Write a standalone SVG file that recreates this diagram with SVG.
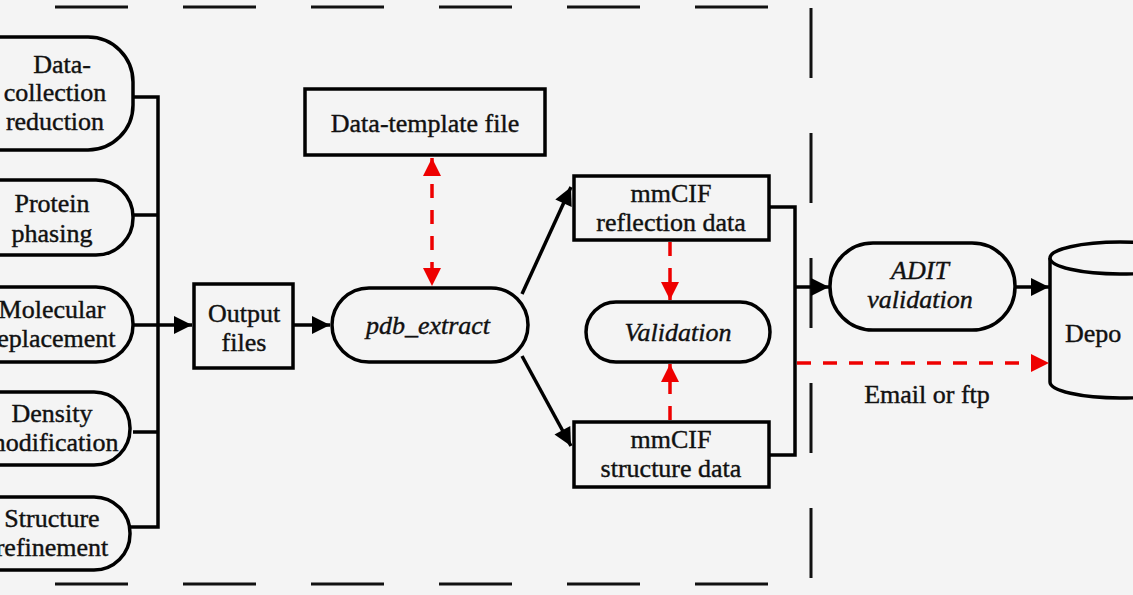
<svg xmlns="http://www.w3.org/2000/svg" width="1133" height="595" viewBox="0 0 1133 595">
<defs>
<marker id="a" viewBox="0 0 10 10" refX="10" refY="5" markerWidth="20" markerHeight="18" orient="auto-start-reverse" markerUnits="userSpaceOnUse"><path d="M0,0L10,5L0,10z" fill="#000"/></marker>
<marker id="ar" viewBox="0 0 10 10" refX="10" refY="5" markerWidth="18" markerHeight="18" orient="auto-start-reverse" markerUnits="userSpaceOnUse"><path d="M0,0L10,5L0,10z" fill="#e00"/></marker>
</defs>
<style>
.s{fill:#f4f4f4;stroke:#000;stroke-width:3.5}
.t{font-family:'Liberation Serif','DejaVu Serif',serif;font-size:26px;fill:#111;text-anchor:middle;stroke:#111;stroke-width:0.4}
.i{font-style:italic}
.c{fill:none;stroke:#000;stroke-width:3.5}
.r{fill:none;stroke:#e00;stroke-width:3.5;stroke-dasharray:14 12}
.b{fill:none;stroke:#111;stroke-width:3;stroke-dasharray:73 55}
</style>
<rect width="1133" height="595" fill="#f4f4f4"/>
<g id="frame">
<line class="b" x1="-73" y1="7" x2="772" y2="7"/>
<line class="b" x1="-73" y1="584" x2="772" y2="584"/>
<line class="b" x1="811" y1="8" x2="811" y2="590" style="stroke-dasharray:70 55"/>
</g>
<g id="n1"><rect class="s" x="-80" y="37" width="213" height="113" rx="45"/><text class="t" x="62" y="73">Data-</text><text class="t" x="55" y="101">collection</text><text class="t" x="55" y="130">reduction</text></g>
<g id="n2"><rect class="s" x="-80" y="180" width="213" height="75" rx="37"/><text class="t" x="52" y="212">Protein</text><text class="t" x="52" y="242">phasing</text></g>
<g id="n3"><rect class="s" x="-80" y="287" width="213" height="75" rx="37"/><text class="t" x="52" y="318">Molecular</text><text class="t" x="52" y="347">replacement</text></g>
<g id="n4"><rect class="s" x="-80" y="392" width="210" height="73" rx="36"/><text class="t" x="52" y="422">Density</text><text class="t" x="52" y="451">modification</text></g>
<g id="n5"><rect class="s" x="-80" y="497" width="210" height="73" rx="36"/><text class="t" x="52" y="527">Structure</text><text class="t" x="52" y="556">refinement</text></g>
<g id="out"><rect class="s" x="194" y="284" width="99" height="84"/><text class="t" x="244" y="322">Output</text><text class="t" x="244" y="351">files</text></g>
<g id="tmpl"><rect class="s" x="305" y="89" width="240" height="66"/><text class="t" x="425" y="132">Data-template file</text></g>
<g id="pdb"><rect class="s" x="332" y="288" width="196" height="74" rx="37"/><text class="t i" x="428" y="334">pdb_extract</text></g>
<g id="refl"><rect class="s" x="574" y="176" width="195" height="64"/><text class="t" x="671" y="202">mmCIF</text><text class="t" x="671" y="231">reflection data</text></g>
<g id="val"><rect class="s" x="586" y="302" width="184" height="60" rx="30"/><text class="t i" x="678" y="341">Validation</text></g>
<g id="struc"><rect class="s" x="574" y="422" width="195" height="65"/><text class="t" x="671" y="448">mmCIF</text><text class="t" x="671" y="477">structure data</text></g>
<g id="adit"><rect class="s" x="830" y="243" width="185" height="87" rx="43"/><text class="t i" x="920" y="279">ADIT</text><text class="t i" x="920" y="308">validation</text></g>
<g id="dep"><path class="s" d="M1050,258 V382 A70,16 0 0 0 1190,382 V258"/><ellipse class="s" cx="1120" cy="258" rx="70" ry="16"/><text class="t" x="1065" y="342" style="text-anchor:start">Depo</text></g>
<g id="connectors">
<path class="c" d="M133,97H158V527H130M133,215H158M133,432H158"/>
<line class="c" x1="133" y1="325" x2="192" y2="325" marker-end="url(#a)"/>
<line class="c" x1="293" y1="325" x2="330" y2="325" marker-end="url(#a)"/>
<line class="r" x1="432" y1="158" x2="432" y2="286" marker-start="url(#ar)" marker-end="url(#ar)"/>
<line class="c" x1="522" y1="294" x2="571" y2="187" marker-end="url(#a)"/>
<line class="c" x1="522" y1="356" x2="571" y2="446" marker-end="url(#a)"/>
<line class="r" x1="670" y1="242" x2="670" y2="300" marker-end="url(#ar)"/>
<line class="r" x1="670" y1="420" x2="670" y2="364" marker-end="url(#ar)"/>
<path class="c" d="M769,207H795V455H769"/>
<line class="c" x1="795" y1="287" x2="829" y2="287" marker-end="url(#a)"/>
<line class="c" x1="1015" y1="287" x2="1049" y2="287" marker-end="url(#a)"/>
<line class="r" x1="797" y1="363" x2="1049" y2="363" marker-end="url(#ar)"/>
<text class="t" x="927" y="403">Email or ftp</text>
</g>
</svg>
= = =
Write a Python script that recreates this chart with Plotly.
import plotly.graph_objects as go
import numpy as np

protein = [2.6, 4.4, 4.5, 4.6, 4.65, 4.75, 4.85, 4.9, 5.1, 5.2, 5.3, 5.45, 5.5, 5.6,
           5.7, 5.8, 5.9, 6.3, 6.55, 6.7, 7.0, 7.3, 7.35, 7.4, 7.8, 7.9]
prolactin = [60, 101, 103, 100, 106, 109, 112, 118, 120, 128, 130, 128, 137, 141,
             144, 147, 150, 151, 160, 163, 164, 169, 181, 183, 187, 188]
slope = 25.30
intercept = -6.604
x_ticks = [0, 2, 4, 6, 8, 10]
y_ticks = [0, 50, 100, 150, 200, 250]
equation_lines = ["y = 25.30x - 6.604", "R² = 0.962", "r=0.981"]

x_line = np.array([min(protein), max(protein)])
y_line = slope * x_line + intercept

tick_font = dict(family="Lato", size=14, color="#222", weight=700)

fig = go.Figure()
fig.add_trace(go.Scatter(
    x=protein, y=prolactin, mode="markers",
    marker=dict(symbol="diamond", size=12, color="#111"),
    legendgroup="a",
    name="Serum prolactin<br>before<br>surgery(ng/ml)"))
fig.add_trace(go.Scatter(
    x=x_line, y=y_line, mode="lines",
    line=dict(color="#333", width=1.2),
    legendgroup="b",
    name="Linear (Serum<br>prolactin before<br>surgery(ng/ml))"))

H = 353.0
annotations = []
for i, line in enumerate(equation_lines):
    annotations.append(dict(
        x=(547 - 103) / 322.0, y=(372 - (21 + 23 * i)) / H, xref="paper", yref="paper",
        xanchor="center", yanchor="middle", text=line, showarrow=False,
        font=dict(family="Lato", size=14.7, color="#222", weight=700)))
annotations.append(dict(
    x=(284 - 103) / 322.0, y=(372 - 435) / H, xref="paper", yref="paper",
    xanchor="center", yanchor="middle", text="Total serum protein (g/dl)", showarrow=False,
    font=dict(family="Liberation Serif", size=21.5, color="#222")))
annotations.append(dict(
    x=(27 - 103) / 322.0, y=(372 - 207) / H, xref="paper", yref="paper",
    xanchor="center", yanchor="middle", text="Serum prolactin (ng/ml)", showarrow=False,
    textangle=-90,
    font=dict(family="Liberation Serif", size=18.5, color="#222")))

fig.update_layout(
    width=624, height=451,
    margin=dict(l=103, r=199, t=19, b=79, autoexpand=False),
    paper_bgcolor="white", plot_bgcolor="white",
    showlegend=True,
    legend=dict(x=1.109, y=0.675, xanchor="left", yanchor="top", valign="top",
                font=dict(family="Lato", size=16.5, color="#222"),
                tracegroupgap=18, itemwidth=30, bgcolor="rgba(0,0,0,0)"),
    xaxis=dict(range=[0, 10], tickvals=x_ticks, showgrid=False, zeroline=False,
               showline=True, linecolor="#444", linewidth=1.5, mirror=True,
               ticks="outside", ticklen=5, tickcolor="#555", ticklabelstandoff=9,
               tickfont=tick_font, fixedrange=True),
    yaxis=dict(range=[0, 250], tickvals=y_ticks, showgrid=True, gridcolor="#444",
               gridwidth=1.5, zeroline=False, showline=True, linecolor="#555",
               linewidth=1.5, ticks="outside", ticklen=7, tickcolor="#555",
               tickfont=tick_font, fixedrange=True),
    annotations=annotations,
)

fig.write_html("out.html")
= = =
→ **EXERCISE DETAILS**
Pick out all lines containing the string "this".

→ **SOLUTION BELOW**
Write a standalone SVG file that recreates this diagram with SVG.
Write a Python script that recreates this chart with Plotly.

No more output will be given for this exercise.